Multi-Stakeholder Cooperation in Global Governance

Mikael Wigell

November 2008

Finnish Institute for International Affairs


Over the past few decades, new forms of international cooperation have emerged that go beyond traditional intergovernmental multilateralism. In this new mode of global governance, “global public-private partnerships”, “multi-sectoral networks”, “multi-stakeholder arrangements”, “plurilateral coalitions”, and “global public policy networks” bring multiple stakeholders – public, private and not-for-profit – together in common forums to engage in consensus-oriented problem-solving. Today, such multi-stakeholder cooperation can be identified in a variety of issue-areas across global, regional and local levels, involving a broad set of actors ranging from governments and international organizations to NGOs and transnational corporations. As such, these are initiatives that try to respond to the new challenges of governance in the age of globalization.

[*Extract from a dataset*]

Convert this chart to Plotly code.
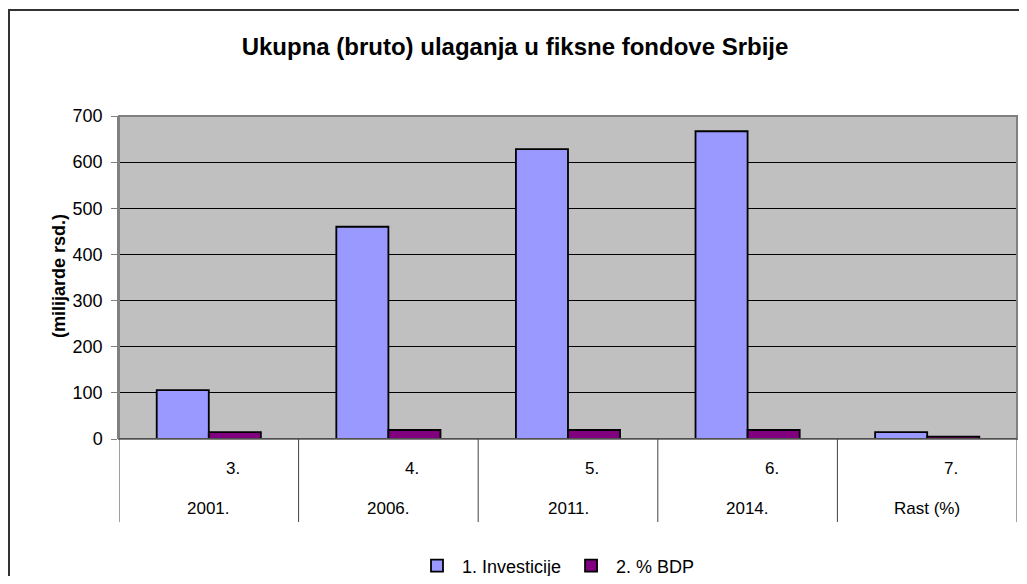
import plotly.graph_objects as go

# Data
categories = ["2001.", "2006.", "2011.", "2014.", "Rast (%)"]
row_numbers = ["3.", "4.", "5.", "6.", "7."]
investicije = [106, 460, 628, 667, 15]
bdp = [15, 19.5, 19.5, 19.5, 5]
series_names = ["1. Investicije", "2. % BDP"]

# The page body has an 8px margin; lay out in reference pixels and offset.
OFF = 8
W, H = 1027 - 2 * OFF, 584 - 2 * OFF
PL, PR, PT, PB = 119, 1017, 116, 439   # plot area in reference pixels
ML = PL - OFF
MT = PT - OFF
MR = W - (PR - OFF)
MB = H - (PB - OFF)
PW = PR - PL
PH = PB - PT

font_family = "Liberation Sans, Arial, sans-serif"
xpos = list(range(len(categories)))

fig = go.Figure()
fig.add_trace(go.Bar(
    x=xpos, y=investicije, name=series_names[0],
    marker=dict(color="#9999FF", line=dict(color="black", width=1.8)),
))
fig.add_trace(go.Bar(
    x=xpos, y=bdp, name=series_names[1],
    marker=dict(color="#800080", line=dict(color="black", width=1.8)),
))

def py(pix):
    return (PB - pix) / PH

def px(pix):
    return (pix - PL) / PW

shapes = []
# outer frame
shapes.append(dict(type="rect", xref="paper", yref="paper",
                   x0=px(9), x1=px(1040), y0=py(600), y1=py(10),
                   line=dict(color="#333333", width=2), layer="below"))
# plot area border
shapes.append(dict(type="rect", xref="paper", yref="paper",
                   x0=0, x1=1, y0=0, y1=1,
                   line=dict(color="#808080", width=2), layer="above"))
# category separators
for i in range(len(categories) + 1):
    shapes.append(dict(type="line", xref="x", yref="paper",
                       x0=i - 0.5, x1=i - 0.5, y0=0, y1=py(522),
                       line=dict(color="#404040", width=1)))
# zero line
shapes.append(dict(type="line", xref="paper", yref="y",
                   x0=0, x1=1, y0=0, y1=0,
                   line=dict(color="#404040", width=1.5)))

annotations = []
for i, (num, cat) in enumerate(zip(row_numbers, categories)):
    annotations.append(dict(x=i, y=py(468), xref="x", yref="paper", text=num,
                            showarrow=False, xshift=24, yanchor="middle",
                            font=dict(family=font_family, size=17, color="black")))
    annotations.append(dict(x=i, y=py(508), xref="x", yref="paper", text=cat,
                            showarrow=False, yanchor="middle",
                            font=dict(family=font_family, size=17, color="black")))
# y axis title
annotations.append(dict(x=px(47), y=py(276), xref="paper", yref="paper",
                        text="<b>(milijarde rsd.)</b>", textangle=-90, showarrow=False,
                        font=dict(family=font_family, size=18, color="black")))

fig.update_layout(
    width=W, height=H,
    margin=dict(l=ML, r=MR, t=MT, b=MB, pad=0, autoexpand=False),
    paper_bgcolor="white",
    plot_bgcolor="#C0C0C0",
    title=dict(text="<b>Ukupna (bruto) ulaganja u fiksne fondove Srbije</b>",
               x=(515 - OFF) / W, xanchor="center", y=1 - (47 - OFF) / H, yanchor="middle",
               font=dict(family=font_family, size=24, color="black")),
    barmode="group", bargap=0.42, bargroupgap=0,
    xaxis=dict(range=[-0.5, len(categories) - 0.5], showticklabels=False,
               showgrid=False, zeroline=False, showline=False, ticks=""),
    yaxis=dict(range=[0, 700], dtick=100, showgrid=True, gridcolor="black", gridwidth=1,
               zeroline=False, showline=True, linecolor="#808080", linewidth=1.5,
               ticks="outside", ticklen=6, tickcolor="#808080", ticklabelstandoff=5,
               tickfont=dict(family=font_family, size=18, color="black")),
    showlegend=True,
    legend=dict(orientation="h", x=px(412), xanchor="left", y=py(566), yanchor="middle",
                itemwidth=40,
                font=dict(family=font_family, size=18, color="black"),
                bgcolor="rgba(0,0,0,0)"),
    shapes=shapes,
    annotations=annotations,
)

fig.write_html("out.html")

This paper seeks to provide a brief overview of such multi-stakeholder initiatives. It attempts to address a number of important questions. Why have multi-stakeholder cooperation emerged at the global level? What are the characteristics and functions of multi-stakeholder initiatives? What are the elements that make multi-stakeholder initiatives a potentially useful tool in global governance? What factors contribute to the success of multi-stakeholder initiatives in enhancing the effectiveness and effi ciency of global governance?

The paper is organized so that the second section provides a discussion of the failed attempt to forge a Multilateral Agreement on Investment (MAI). An important factor contributing to the breakdown of the MAI negotiations is found to have been the absence of a multistakeholder approach. The analysis sheds light on how globalization and other international structural changes have created an increasing demand for new forms of cooperative structures that go beyond traditional inter-state cooperation. The political and economic liberalization associated with globalization, in conjunction with the development of new communications technologies, have propelled the emergence of powerful private actors at the international level, such as transnational NGO networks, which effectively have come to challenge the legitimacy of traditional structures of global governance.

In this context, institutional arrangements for multi-stakeholder cooperation have began to take shape and are now promoted as critical mechanisms for narrowing the “governance gap” in international politics and for the effective tackling of global problems. The third section provides an analysis of three cases of multi-stakeholder cooperation: 1) the World Commission on Dams; 2) the Forest Stewardship Council; and 3) The Global Fund to Fight Aids, Tuberculosis and Malaria. For each case, the factors that led to the emergence of the initiative, as well as its resulting governing structure, output and limitations are discussed. In the concluding section, the most important lessons of these multi-stakeholder initiatives are discussed and distilled to some modest recommendations for how to best manage multi-stakeholder cooperation.